## Start Recorded information

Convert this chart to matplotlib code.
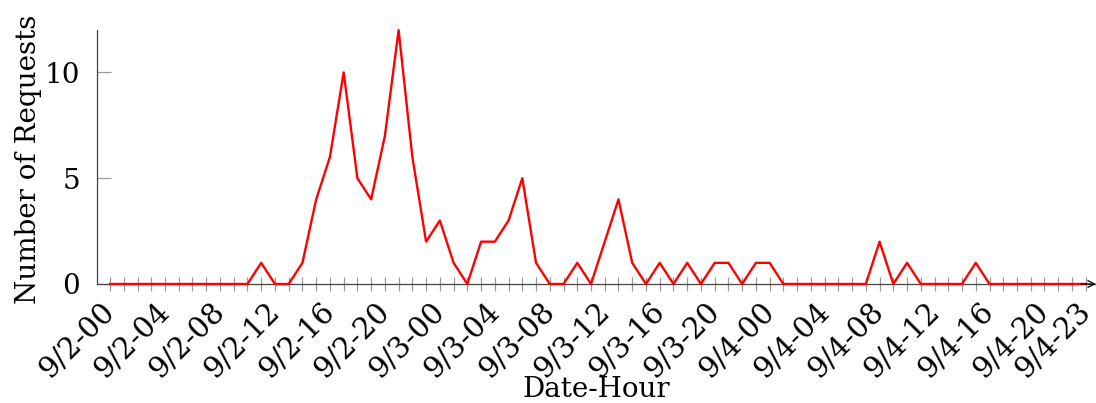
import matplotlib
matplotlib.use("Agg")
import matplotlib.pyplot as plt

# Hourly request counts from 9/2 00:00 to 9/4 23:00
hours = list(range(72))
requests = [
    0, 0, 0, 0, 0, 0, 0, 0, 0, 0, 0, 1, 0, 0, 1, 4, 6, 10, 5, 4, 7, 12, 6, 2,
    3, 1, 0, 2, 2, 3, 5, 1, 0, 0, 1, 0, 2, 4, 1, 0, 1, 0, 1, 0, 1, 1, 0, 1,
    1, 0, 0, 0, 0, 0, 0, 0, 2, 0, 1, 0, 0, 0, 0, 1, 0, 0, 0, 0, 0, 0, 0, 0,
]
tick_hours = [0, 4, 8, 12, 16, 20, 24, 28, 32, 36, 40, 44, 48, 52, 56, 60, 64, 68, 71]
tick_labels = [
    "9/2-00", "9/2-04", "9/2-08", "9/2-12", "9/2-16", "9/2-20",
    "9/3-00", "9/3-04", "9/3-08", "9/3-12", "9/3-16", "9/3-20",
    "9/4-00", "9/4-04", "9/4-08", "9/4-12", "9/4-16", "9/4-20", "9/4-23",
]
y_ticks = [0, 5, 10]

plt.rcParams["font.family"] = ["DejaVu Serif"]

fig = plt.figure(figsize=(10.96, 4.03), dpi=100)
ax = fig.add_axes([0.0885, 0.2953, 0.9115, 0.630])

ax.plot(hours, requests, color="#ff0000", lw=1.7, zorder=3, clip_on=False)

ax.set_xlim(-0.95, 71.75)
ax.set_ylim(0, 12)

for side in ("top", "right"):
    ax.spines[side].set_visible(False)
for side in ("left", "bottom"):
    ax.spines[side].set_color("#444444")
    ax.spines[side].set_linewidth(0.9)

# arrow head at the right end of the x axis
ax.annotate("", xy=(1.0, 0), xycoords="axes fraction",
            xytext=(0.985, 0), textcoords="axes fraction",
            arrowprops=dict(arrowstyle="->", color="black", lw=0.9,
                            mutation_scale=12, shrinkA=0, shrinkB=0))

ax.set_xticks(hours, minor=True)
ax.set_xticks(tick_hours)
ax.set_xticklabels(tick_labels, rotation=45, ha="right", va="center",
                   rotation_mode="anchor", fontsize=21)
ax.tick_params(axis="x", which="both", direction="inout", length=10,
               width=0.9, color="#999999", pad=12)
ax.set_yticks(y_ticks)
ax.set_yticklabels([str(v) for v in y_ticks], fontsize=20)
ax.tick_params(axis="y", direction="in", length=10, width=0.9,
               color="#999999", pad=12)

fig.text(596 / 1096, 1 - 397 / 403, "Date-Hour", fontsize=20,
         ha="center", va="baseline")
fig.text(36 / 1096, 1 - 159 / 403, "Number of Requests", fontsize=20,
         rotation=90, rotation_mode="anchor", ha="center", va="baseline")

fig.savefig("out.png", dpi=100)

## End Recorded information

Write out again, exactly, the lines from the start of the listing up to the line containing "import matplotlib.pyplot as plt", with both ends and without pictures.

▶ **Written solution**
Convert this chart to matplotlib code.
import matplotlib
matplotlib.use("Agg")
import matplotlib.pyplot as plt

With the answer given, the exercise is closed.